How about the fact that the whole story behind Cooperstown–Abner Doubleday inventing baseball there–is a complete fucking lie?

I could name dark pages in baseball history all day. My point is, baseball has never been pure. Nothing in life is pure. Get over it.

Only children want dramas with good guys in white hats and bad guys in black hats. And I’m not sure that even kids want that kind of drama anymore. Earlier today, I saw kids on local ABC News reacting to the Roger Clemens revelation. “Guess it wasn’t all hard work,” one of them said, and they all laughed. They couldn’t have been older than 12 years old. They weren’t laughing because they thought it was a joke. It was more of a “duh” laugh, like Of course people cheat.

Think of that the next time someone tries the Helen Lovejoy Line on you. Kids are much smarter and much savvier about the ways of the world than you give them credit for.
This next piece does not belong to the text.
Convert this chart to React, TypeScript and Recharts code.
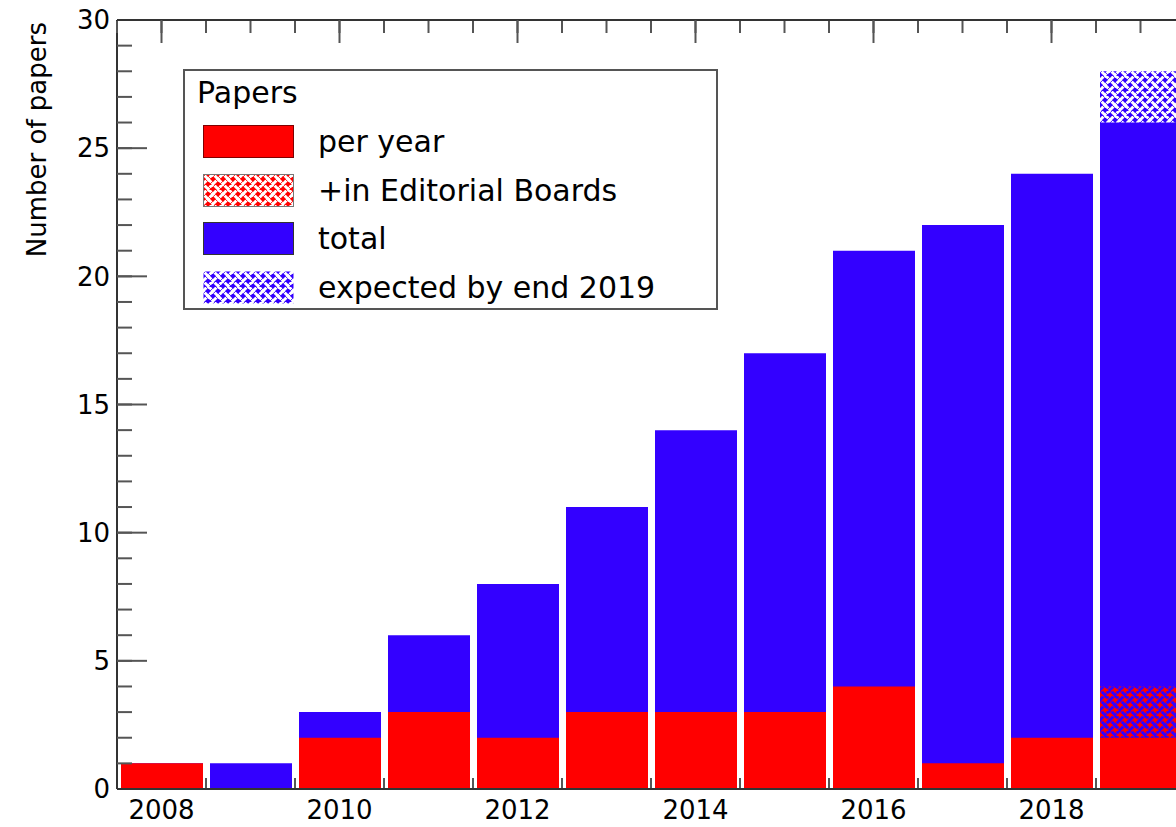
import React from 'react';
import { BarChart, Bar, XAxis, YAxis, Legend } from 'recharts';

const years = ['2008', '2009', '2010', '2011', '2012', '2013', '2014', '2015', '2016', '2017', '2018', '2019'];
const perYear = [1, 0, 2, 3, 2, 3, 3, 3, 4, 1, 2, 2];
const inEditorialBoards = [null, null, null, null, null, null, null, null, null, null, null, 4];
const total = [1, 1, 3, 6, 8, 11, 14, 17, 21, 22, 24, 26];
const expectedByEnd = [null, null, null, null, null, null, null, null, null, null, null, 28];

const yTicks = [0, 5, 10, 15, 20, 25, 30];
const yMinorTicks = [0, 1, 2, 3, 4, 5, 6, 7, 8, 9, 10, 11, 12, 13, 14, 15, 16, 17, 18, 19, 20, 21, 22, 23, 24, 25, 26, 27, 28, 29, 30];
const xLabelTicks = [2008, 2010, 2012, 2014, 2016, 2018];
const xMinorTicks = [2007.5, 2008, 2008.5, 2009, 2009.5, 2010, 2010.5, 2011, 2011.5, 2012, 2012.5, 2013, 2013.5, 2014, 2014.5, 2015, 2015.5, 2016, 2016.5, 2017, 2017.5, 2018, 2018.5, 2019, 2019.5];
// bottom ticks that show between the bars
const xGapTicks = [2008.5, 2009.5, 2010.5, 2011.5, 2012.5, 2013.5, 2014.5, 2015.5, 2016.5, 2017.5, 2018.5];

const data = years.map((year, i) => ({
  year,
  yearNum: Number(year),
  perYear: perYear[i],
  editorial: inEditorialBoards[i],
  total: total[i],
  expected: expectedByEnd[i],
}));

const RED = '#ff0000';
const BLUE = '#3300ff';
const FONT = '"DejaVu Sans", sans-serif';

const legendItems = [
  { label: 'per year', fill: RED, stroke: '#800000' },
  { label: '+in Editorial Boards', fill: 'url(#redWeave)', stroke: '#777' },
  { label: 'total', fill: BLUE, stroke: '#333' },
  { label: 'expected by end 2019', fill: 'url(#blueWeave)', stroke: 'none' },
];

const xDomain = [2007.5, 2019.5];
const axisLine = { stroke: '#333', strokeWidth: 2 };
const tickLine = { stroke: '#555', strokeWidth: 2 };
const tickFont = { fill: '#000', fontSize: 26, fontFamily: FONT };
const NoLabel = () => null;

// basket-weave tile (20x20): strips are cut out of the fill, short edges mark the over/under crossings
function weaveStrips() {
  let d = '';
  for (const c of [0, 10, 20, 30, 40]) d += `M${c + 5},-5 L-5,${c + 5} `;
  for (const m of [-20, -10, 0, 10, 20]) d += `M${m - 5},-5 L${m + 25},25 `;
  return d;
}
function weaveEdges() {
  let d = '';
  const pts = [0, 5, 10, 15, 20];
  for (const x of pts) {
    for (const y of pts) {
      if ((x + y) % 10 !== 0) continue;
      const slashOver = (x / 5) % 2 === 0;
      const o = 1.45;
      const h = 1.4;
      for (const s of [-1, 1]) {
        if (slashOver) {
          const cx = x + s * o;
          const cy = y + s * o;
          d += `M${cx - h},${cy + h} L${cx + h},${cy - h} `;
        } else {
          const cx = x + s * o;
          const cy = y - s * o;
          d += `M${cx - h},${cy - h} L${cx + h},${cy + h} `;
        }
      }
    }
  }
  return d;
}

function PapersLegend() {
  return (
    <div
      style={{
        position: 'relative',
        width: 535,
        height: 241,
        boxSizing: 'border-box',
        border: '2px solid #555',
        background: '#fff',
        fontFamily: FONT,
        fontSize: 30,
        color: '#000',
      }}
    >
      <div style={{ position: 'absolute', left: 12, top: 4, lineHeight: '35px' }}>Papers</div>
      {legendItems.map((item, i) => (
        <div
          key={item.label}
          style={{ position: 'absolute', left: 18, top: 54 + i * 48.5, height: 33, display: 'flex', alignItems: 'center' }}
        >
          <svg width={91} height={33} style={{ display: 'block' }}>
            <rect x={0.5} y={0.5} width={90} height={32} fill={item.fill} stroke={item.stroke} strokeWidth={1} />
          </svg>
          <span style={{ marginLeft: 24, lineHeight: '35px', whiteSpace: 'nowrap' }}>{item.label}</span>
        </div>
      ))}
    </div>
  );
}

function AxisTitle(props: any) {
  const vb = props.viewBox || { x: 0, y: 20 };
  const cx = vb.x + 37;
  const top = vb.y + 2;
  return (
    <text
      x={cx}
      y={top}
      transform={`rotate(-90, ${cx}, ${top})`}
      textAnchor="end"
      dominantBaseline="central"
      fontSize={26}
      fontFamily={FONT}
      fill="#000"
    >
      Number of papers
    </text>
  );
}

export default function App() {
  const strips = weaveStrips();
  const edges = weaveEdges();
  return (
    <div style={{ position: 'fixed', left: 0, top: 0, width: 1176, height: 827, overflow: 'hidden', background: '#fff' }}>
      <BarChart
        width={1200}
        height={827}
        data={data}
        margin={{ top: 20, right: 15, left: 0, bottom: 0 }}
        barSize={82}
      >
        <defs>
          <mask id="weaveHoles" maskUnits="userSpaceOnUse" x="0" y="0" width="20" height="20">
            <rect x="0" y="0" width="20" height="20" fill="#fff" />
            <path d={strips} stroke="#000" strokeWidth="2.9" fill="none" />
            <path d={edges} stroke="#fff" strokeWidth="0.9" fill="none" />
          </mask>
          <pattern id="redWeave" width="20" height="20" patternUnits="userSpaceOnUse">
            <rect x="0" y="0" width="20" height="20" fill={RED} mask="url(#weaveHoles)" />
          </pattern>
          <pattern id="blueWeave" width="20" height="20" patternUnits="userSpaceOnUse">
            <rect x="0" y="0" width="20" height="20" fill={BLUE} mask="url(#weaveHoles)" />
          </pattern>
        </defs>

        <YAxis
          type="number"
          domain={[0, 30]}
          ticks={yTicks}
          interval={0}
          width={117}
          tickSize={-30}
          tickMargin={37}
          axisLine={axisLine}
          tickLine={tickLine}
          tick={tickFont}
          label={{ content: AxisTitle }}
        />
        <YAxis
          yAxisId="yMinor"
          orientation="left"
          mirror
          width={1}
          type="number"
          domain={[0, 30]}
          allowDataOverflow
          ticks={yMinorTicks}
          interval={0}
          tick={NoLabel}
          tickSize={15}
          axisLine={false}
          tickLine={tickLine}
        />

        <XAxis
          xAxisId="topMajor"
          dataKey="yearNum"
          orientation="top"
          mirror
          height={1}
          type="number"
          domain={xDomain}
          allowDataOverflow
          ticks={xLabelTicks}
          interval={0}
          tick={NoLabel}
          tickSize={23}
          axisLine={axisLine}
          tickLine={tickLine}
        />
        <XAxis
          xAxisId="topMinor"
          dataKey="yearNum"
          orientation="top"
          mirror
          height={1}
          type="number"
          domain={xDomain}
          allowDataOverflow
          ticks={xMinorTicks}
          interval={0}
          tick={NoLabel}
          tickSize={12}
          axisLine={false}
          tickLine={tickLine}
        />
        <XAxis
          xAxisId="bottomMinor"
          dataKey="yearNum"
          orientation="bottom"
          mirror
          height={1}
          type="number"
          domain={xDomain}
          allowDataOverflow
          ticks={xGapTicks}
          interval={0}
          tick={NoLabel}
          tickSize={11}
          axisLine={false}
          tickLine={tickLine}
        />
        <XAxis
          xAxisId="bottom"
          dataKey="yearNum"
          orientation="bottom"
          height={38}
          type="number"
          domain={xDomain}
          allowDataOverflow
          ticks={xLabelTicks}
          interval={0}
          tickSize={0}
          tickMargin={12}
          axisLine={axisLine}
          tickLine={false}
          tick={tickFont}
        />

        <XAxis xAxisId="expectedAxis" dataKey="year" hide />
        <XAxis xAxisId="totalAxis" dataKey="year" hide />
        <XAxis xAxisId="editorialAxis" dataKey="year" hide />
        <XAxis xAxisId="perYearAxis" dataKey="year" hide />

        <Bar xAxisId="expectedAxis" dataKey="expected" fill="url(#blueWeave)" isAnimationActive={false} />
        <Bar xAxisId="totalAxis" dataKey="total" fill={BLUE} isAnimationActive={false} />
        <Bar xAxisId="editorialAxis" dataKey="editorial" fill="url(#redWeave)" isAnimationActive={false} />
        <Bar xAxisId="perYearAxis" dataKey="perYear" fill={RED} isAnimationActive={false} />

        <Legend
          layout="vertical"
          align="center"
          verticalAlign="middle"
          wrapperStyle={{ left: 183, top: 69, width: 535, height: 241 }}
          content={() => <PapersLegend />}
        />
      </BarChart>
    </div>
  );
}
I can’t say there aren’t names on The List that don’t disappoint me. It’s sad to think that Todd “Tank” Pratt’s rise from pizza delivery man to backup catcher was less than genuine. I never would have suspected Paul Lo Duca would have done steroids, and that he’d also be stupid enough to pay for them with a personal check and write thank you notes on Dodger stationery. And I can think of other favorite players who, if they were on The List, would have really upset me.

But disappointment is the price of love. Some objects of your affection meet your expectations, some don’t. Best to concentrate on the former and forget the latter.

Only baseball pretends it’s stainless–and has a fan base that wants to believe it. In football, Shawne Merriman can be suspended for steroid use and still win defensive rookie of the year. No football fan expects its players to be spotless. Outside of Michael Vick-type outrages, they just expect the players to play,

Other than stupid sentimentality, tell me one good reason why baseball can’t be the same way? And I don’t mean by allowing steroid use, or condoning it, or even forgiving it. I mean, let’s not pretend that the game itself has been irreparably damaged every time some rockhead jock decides to ass-stab himself to get a few more inches on his fastball.

Give me a sport with shades of gray, seedy underbellies, and nasty secrets. Do not give me the bullshit nostalgia of columnists for a Grand Pristine Era of Baseball that never existed.

And finally, to Roger Clemens: I always knew you were a douchebag, and I only suspected you were a cheat. Now the whole world knows you’re both. If you’re smart, quit the protestations of innocence. Crawl into a hovel with your millions of dollars and stay the fuck away from baseball.

In short, eat shit and die, and if there is a god, death will bring you a special hell where a pitcher who looks eerily like Mike Piazza aims an unending stream of shattered Louisville Sluggers at your unhelmeted dome.